> _Written exercise_
List each line of the data in which the string "with" appears.

++++

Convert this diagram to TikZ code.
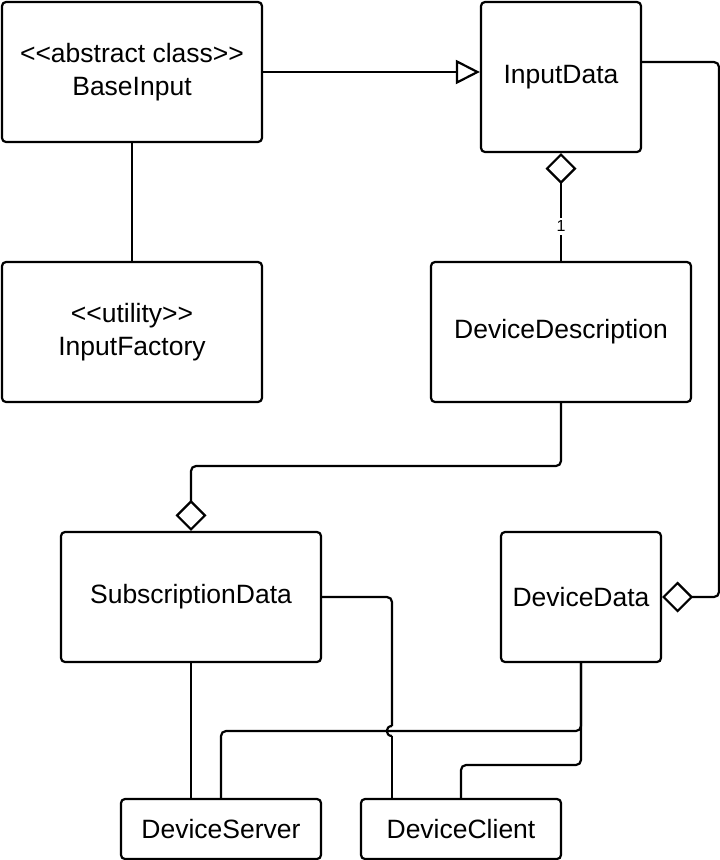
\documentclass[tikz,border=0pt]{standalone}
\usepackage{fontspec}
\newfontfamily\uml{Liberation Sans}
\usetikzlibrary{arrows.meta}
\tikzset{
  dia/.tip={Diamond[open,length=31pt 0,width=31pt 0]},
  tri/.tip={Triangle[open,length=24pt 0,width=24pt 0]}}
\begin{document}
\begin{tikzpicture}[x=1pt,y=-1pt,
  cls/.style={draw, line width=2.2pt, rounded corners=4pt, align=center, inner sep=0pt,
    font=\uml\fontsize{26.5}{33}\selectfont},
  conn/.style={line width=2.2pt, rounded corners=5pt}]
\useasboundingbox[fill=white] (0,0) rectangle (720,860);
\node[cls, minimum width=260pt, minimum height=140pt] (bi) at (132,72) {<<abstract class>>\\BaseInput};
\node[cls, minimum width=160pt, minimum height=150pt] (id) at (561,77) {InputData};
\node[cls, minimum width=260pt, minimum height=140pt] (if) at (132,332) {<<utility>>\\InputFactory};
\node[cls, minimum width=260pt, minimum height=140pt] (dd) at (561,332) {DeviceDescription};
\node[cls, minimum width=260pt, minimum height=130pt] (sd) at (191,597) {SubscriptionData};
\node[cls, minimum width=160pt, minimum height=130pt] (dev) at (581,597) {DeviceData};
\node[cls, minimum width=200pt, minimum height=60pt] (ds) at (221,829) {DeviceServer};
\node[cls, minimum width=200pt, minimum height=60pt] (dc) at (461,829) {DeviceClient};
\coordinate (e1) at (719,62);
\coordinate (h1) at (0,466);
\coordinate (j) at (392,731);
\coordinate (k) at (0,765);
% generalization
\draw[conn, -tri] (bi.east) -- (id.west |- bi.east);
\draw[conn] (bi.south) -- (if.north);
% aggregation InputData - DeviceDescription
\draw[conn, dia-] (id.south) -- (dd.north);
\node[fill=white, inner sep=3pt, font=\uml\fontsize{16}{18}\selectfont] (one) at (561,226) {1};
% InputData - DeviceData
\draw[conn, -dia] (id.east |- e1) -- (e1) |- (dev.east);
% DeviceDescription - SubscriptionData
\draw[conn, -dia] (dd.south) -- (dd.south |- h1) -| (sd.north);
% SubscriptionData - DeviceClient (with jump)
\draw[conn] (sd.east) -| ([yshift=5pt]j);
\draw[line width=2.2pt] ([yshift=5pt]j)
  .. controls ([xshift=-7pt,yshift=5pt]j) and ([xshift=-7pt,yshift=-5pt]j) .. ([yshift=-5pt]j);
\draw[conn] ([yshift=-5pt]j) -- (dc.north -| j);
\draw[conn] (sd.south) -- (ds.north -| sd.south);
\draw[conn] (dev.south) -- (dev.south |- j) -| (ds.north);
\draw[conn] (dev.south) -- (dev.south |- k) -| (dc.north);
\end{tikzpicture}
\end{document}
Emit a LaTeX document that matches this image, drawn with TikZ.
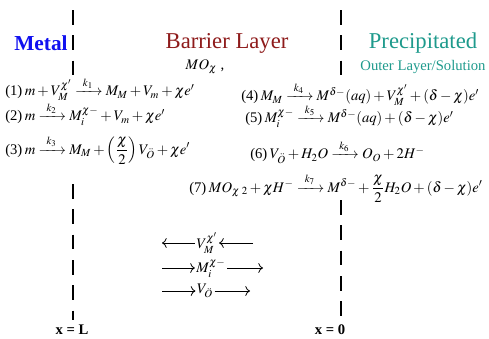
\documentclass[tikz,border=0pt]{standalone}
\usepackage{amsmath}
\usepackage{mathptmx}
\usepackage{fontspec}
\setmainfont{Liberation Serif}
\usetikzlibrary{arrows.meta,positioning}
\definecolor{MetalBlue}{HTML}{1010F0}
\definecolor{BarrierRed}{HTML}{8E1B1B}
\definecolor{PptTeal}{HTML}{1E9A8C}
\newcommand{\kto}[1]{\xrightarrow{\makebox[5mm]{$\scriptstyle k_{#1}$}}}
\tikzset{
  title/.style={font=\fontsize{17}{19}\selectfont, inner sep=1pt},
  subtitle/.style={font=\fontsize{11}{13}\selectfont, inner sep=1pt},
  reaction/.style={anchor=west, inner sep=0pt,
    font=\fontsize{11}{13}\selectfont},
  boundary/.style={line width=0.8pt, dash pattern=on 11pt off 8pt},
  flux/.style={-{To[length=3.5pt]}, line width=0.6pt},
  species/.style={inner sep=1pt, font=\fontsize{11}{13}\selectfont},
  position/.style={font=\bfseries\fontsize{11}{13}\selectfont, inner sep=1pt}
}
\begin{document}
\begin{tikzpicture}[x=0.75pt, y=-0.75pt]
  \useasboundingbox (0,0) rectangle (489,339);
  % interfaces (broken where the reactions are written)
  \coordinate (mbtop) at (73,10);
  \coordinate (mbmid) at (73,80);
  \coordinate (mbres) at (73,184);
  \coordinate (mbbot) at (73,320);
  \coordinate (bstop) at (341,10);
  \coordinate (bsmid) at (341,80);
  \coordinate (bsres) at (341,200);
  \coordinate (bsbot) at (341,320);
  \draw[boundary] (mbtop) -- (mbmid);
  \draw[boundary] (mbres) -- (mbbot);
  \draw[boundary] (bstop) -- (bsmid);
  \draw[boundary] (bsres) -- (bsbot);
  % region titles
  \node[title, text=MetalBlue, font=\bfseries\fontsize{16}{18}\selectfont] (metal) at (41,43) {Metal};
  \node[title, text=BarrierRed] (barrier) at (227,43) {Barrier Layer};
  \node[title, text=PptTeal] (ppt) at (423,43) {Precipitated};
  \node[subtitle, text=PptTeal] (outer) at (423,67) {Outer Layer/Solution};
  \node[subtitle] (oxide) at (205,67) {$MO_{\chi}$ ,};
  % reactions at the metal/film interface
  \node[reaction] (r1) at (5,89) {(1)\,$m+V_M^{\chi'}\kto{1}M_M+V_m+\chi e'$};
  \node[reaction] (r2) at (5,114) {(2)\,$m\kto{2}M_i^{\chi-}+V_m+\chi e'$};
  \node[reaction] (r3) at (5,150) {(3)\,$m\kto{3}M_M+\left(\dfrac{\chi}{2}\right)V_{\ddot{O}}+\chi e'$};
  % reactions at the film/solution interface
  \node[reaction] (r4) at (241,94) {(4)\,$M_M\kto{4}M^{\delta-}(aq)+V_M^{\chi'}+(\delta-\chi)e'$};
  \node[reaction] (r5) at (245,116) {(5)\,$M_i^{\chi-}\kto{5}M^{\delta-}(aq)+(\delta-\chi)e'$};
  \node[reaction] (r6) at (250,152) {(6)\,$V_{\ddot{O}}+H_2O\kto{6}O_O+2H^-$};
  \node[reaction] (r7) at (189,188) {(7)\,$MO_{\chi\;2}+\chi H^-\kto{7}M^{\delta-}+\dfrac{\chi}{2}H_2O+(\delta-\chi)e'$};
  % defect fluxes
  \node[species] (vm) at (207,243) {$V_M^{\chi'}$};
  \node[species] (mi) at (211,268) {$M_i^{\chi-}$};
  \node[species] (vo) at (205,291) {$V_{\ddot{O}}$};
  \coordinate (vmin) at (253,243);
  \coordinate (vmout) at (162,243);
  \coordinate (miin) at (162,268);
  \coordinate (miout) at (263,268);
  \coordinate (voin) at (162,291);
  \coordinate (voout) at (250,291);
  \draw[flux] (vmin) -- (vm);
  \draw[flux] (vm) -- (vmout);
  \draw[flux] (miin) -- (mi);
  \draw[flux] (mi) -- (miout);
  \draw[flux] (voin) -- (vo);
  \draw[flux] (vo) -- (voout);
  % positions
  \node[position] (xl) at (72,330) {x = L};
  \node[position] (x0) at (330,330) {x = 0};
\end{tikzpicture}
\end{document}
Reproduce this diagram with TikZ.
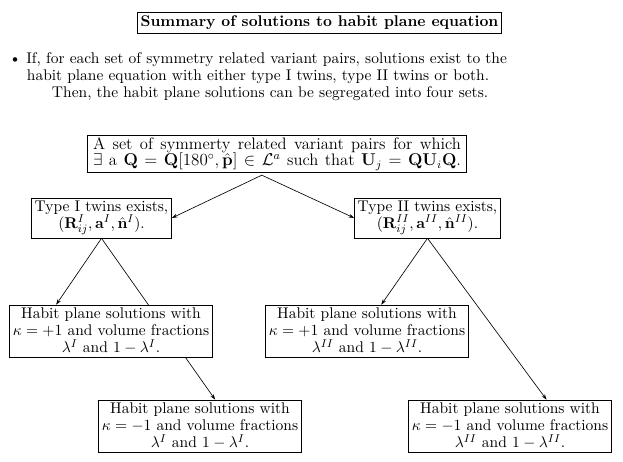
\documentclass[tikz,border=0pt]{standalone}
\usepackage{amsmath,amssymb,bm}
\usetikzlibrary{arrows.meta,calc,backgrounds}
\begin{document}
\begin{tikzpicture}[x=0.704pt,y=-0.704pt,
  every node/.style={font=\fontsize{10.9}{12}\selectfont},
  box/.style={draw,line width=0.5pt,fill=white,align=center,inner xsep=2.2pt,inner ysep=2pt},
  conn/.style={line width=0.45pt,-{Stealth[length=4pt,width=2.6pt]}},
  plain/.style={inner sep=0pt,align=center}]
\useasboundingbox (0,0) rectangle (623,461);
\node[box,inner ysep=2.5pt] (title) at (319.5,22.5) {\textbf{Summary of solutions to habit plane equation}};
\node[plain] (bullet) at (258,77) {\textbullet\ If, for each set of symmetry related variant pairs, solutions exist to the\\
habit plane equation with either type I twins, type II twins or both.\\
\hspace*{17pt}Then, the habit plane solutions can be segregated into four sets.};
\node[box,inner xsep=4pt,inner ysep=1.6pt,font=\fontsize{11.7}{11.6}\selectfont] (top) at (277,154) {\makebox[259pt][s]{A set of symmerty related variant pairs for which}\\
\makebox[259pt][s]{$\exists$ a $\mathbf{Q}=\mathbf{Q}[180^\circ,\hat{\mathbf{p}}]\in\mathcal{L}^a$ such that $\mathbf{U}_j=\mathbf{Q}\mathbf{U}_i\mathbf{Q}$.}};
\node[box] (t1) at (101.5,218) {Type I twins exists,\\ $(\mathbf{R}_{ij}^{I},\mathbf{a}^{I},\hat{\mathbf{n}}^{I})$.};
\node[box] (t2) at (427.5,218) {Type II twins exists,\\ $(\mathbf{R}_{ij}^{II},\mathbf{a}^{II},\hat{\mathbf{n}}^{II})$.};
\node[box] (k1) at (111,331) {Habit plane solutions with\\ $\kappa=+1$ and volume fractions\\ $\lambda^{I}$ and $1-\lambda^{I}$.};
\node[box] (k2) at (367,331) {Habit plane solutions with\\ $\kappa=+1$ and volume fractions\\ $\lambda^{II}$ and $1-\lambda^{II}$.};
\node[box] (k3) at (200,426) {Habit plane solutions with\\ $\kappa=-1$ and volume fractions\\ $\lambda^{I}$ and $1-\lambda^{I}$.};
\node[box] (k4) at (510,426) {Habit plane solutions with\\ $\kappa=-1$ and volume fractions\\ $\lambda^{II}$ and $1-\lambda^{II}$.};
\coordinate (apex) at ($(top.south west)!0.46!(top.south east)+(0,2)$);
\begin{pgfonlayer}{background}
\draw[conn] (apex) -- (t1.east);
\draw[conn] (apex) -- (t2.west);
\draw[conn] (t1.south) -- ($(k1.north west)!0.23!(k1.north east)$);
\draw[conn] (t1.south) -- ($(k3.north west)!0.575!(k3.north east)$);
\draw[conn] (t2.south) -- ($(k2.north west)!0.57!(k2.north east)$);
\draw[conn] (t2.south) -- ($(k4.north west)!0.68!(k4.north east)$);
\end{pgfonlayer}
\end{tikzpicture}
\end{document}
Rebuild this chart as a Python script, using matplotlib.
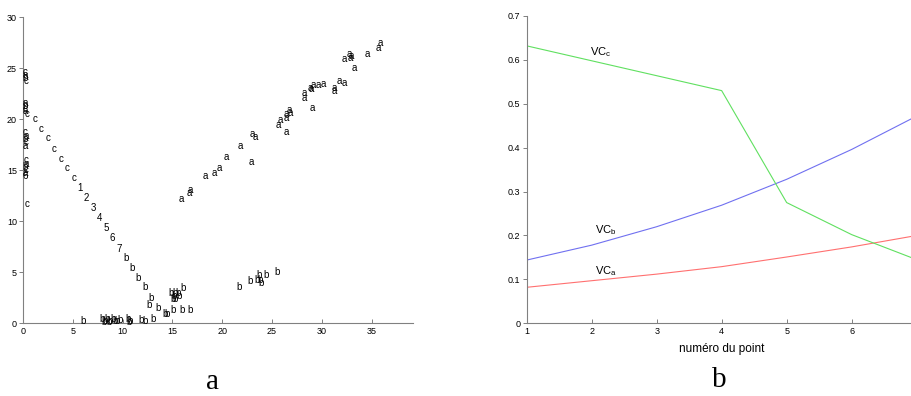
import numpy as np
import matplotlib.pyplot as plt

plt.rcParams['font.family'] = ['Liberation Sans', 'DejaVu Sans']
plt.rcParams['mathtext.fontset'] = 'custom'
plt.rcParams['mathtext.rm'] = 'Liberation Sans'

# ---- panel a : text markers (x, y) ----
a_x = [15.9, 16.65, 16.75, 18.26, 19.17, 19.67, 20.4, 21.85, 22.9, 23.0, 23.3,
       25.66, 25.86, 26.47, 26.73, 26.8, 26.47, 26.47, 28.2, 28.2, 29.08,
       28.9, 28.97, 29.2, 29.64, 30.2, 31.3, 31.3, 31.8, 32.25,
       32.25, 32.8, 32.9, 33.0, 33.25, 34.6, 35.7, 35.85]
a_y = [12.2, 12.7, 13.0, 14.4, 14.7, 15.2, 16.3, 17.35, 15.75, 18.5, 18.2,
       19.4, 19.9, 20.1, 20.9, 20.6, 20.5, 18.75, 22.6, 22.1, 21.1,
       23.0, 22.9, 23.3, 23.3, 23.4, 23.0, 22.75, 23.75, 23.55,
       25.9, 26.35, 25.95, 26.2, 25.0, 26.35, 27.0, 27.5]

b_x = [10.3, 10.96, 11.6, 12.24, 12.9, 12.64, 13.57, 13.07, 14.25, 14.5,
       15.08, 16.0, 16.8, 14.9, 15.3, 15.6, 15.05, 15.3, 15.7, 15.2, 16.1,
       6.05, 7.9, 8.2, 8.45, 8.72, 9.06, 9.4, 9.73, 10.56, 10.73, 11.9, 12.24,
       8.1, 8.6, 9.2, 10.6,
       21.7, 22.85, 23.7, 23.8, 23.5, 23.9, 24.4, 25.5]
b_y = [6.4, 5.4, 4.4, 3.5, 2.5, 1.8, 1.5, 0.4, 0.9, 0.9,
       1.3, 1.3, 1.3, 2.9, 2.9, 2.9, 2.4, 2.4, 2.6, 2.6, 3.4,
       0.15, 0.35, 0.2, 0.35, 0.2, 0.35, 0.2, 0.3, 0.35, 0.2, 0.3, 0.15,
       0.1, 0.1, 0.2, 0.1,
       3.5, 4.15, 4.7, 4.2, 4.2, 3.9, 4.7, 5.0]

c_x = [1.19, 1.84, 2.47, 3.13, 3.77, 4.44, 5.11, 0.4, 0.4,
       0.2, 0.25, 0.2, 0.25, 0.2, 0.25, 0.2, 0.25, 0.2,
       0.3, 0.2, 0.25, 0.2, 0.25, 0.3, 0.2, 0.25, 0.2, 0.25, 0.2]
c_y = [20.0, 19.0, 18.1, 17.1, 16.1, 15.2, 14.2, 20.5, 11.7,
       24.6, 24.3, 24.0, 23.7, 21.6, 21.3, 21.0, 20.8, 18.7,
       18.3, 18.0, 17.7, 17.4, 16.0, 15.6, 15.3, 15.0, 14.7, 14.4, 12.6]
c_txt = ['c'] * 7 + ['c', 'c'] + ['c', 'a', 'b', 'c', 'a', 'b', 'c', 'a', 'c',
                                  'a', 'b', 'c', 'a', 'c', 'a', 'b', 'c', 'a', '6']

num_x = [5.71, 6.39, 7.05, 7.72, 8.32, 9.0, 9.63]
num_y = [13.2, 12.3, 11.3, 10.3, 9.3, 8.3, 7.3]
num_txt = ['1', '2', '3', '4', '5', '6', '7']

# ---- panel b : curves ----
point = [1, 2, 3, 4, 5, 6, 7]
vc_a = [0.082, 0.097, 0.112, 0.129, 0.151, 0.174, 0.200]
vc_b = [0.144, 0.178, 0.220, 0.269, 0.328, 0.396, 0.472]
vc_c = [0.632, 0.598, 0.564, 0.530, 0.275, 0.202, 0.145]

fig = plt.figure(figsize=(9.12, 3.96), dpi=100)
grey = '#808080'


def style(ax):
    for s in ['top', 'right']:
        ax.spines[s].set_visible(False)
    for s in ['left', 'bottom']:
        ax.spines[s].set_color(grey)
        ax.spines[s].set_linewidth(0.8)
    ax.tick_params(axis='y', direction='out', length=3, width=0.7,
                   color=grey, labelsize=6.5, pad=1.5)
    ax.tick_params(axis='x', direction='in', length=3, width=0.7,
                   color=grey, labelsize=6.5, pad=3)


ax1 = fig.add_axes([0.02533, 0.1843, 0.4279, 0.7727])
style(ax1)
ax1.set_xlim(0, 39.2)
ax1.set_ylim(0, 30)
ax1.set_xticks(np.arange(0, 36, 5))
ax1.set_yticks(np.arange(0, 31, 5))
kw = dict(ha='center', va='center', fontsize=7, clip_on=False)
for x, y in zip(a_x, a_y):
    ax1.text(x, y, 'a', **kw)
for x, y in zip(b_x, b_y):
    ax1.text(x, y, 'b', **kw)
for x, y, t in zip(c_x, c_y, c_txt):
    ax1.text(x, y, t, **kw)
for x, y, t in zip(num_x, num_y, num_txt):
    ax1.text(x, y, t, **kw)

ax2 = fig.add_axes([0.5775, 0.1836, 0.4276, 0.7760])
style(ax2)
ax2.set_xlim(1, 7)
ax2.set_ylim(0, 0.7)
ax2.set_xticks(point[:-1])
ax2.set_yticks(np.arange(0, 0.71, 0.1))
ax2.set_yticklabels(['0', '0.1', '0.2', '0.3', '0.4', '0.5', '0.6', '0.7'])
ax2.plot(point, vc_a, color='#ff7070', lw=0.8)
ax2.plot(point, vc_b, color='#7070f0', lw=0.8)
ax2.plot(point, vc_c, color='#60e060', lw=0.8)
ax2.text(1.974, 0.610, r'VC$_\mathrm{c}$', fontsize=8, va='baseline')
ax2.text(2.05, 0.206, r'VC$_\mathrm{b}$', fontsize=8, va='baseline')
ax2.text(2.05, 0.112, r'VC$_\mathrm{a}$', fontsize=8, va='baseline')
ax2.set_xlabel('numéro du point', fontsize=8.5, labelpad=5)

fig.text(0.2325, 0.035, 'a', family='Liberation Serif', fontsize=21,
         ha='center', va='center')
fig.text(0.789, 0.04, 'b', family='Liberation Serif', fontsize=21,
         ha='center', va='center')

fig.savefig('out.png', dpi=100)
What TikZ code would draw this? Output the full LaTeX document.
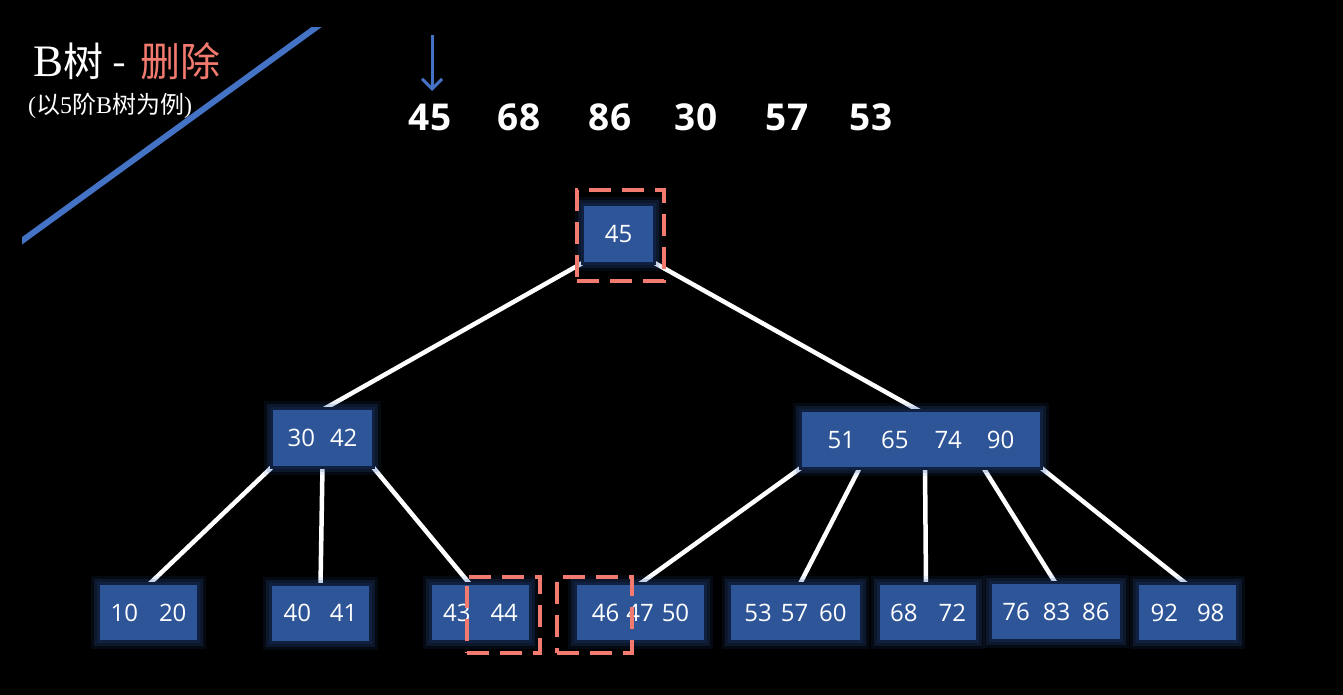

++++

> _Finished exercise_
% SubscriptionData - DeviceClient (with jump)
Emit a LaTeX document that matches this image, drawn with TikZ.
Reproduce this diagram with TikZ.
habit plane equation with either type I twins, type II twins or both.\\
\node[box] (k1) at (111,331) {Habit plane solutions with\\ $\kappa=+1$ and volume fractions\\ $\lambda^{I}$ and $1-\lambda^{I}$.};
\node[box] (k2) at (367,331) {Habit plane solutions with\\ $\kappa=+1$ and volume fractions\\ $\lambda^{II}$ and $1-\lambda^{II}$.};
\node[box] (k3) at (200,426) {Habit plane solutions with\\ $\kappa=-1$ and volume fractions\\ $\lambda^{I}$ and $1-\lambda^{I}$.};
\node[box] (k4) at (510,426) {Habit plane solutions with\\ $\kappa=-1$ and volume fractions\\ $\lambda^{II}$ and $1-\lambda^{II}$.};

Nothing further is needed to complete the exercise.